Public disclosure from Aldi instead centres on interviews in which it states sales reached $6 billion in the 2014 calendar year, it paid $80 million in corporate tax in 2013 and its average corporate tax rate in the past few years was almost 31 per cent of net profit.
There are two Australian companies filing accounts to ASIC, Aldi Pty Ltd and Aldi Foods, both owned by Hofer (KG) Australia. Their last accounts, for the 2013 calendar year, show a small loss and total assets for Aldi Foods of $66.7 million, and total assets for Aldi Pty Ltd of $2.5 billion.
When it entered Australia, accounts filed with ASIC showed Aldi had total assets in the 2002 calendar year of $761 million. Filed financial accounts for 2003 showed total assets of $961 million, and that while it “continued to incur significant losses” during its start-up phases, it expected to be profitable “in the foreseeable future”.

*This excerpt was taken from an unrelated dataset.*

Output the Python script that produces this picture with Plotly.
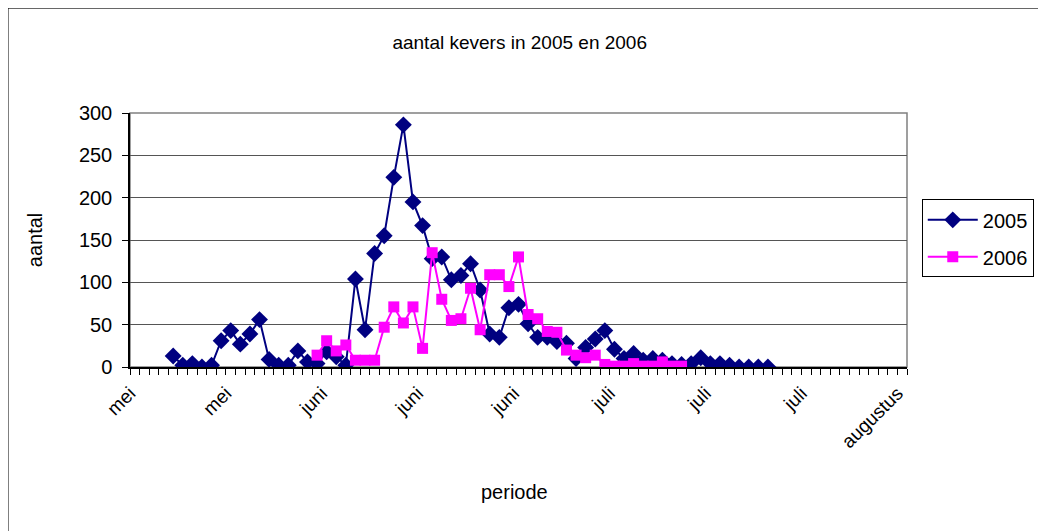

Aldi said last year it had been self-funded “for a while.”
An ex-employee said Aldi was “ridiculously secretive”.
“The store managers run the day-to-day operations, but have pretty much no input into any ‘big picture’ decisions, and are not given any info on performance of any part of the business except their own,” he said.
“Area managers are actively discouraged from being ‘friendly’ with store managers or ordinary staff – ‘professionalism’ is expected. The German area managers would actually shake every staff member’s hand upon entering the store and only address them by their full name.
“Communication between staff is discouraged. No one is allowed to tell anyone anything. Information must not flow down.”
But Aldi says the comments are “completely untrue” and it promotes a workplace that is “open, honest and transparent at all levels” and has a management system that outlines clear structures to ensure “precise communication flows”.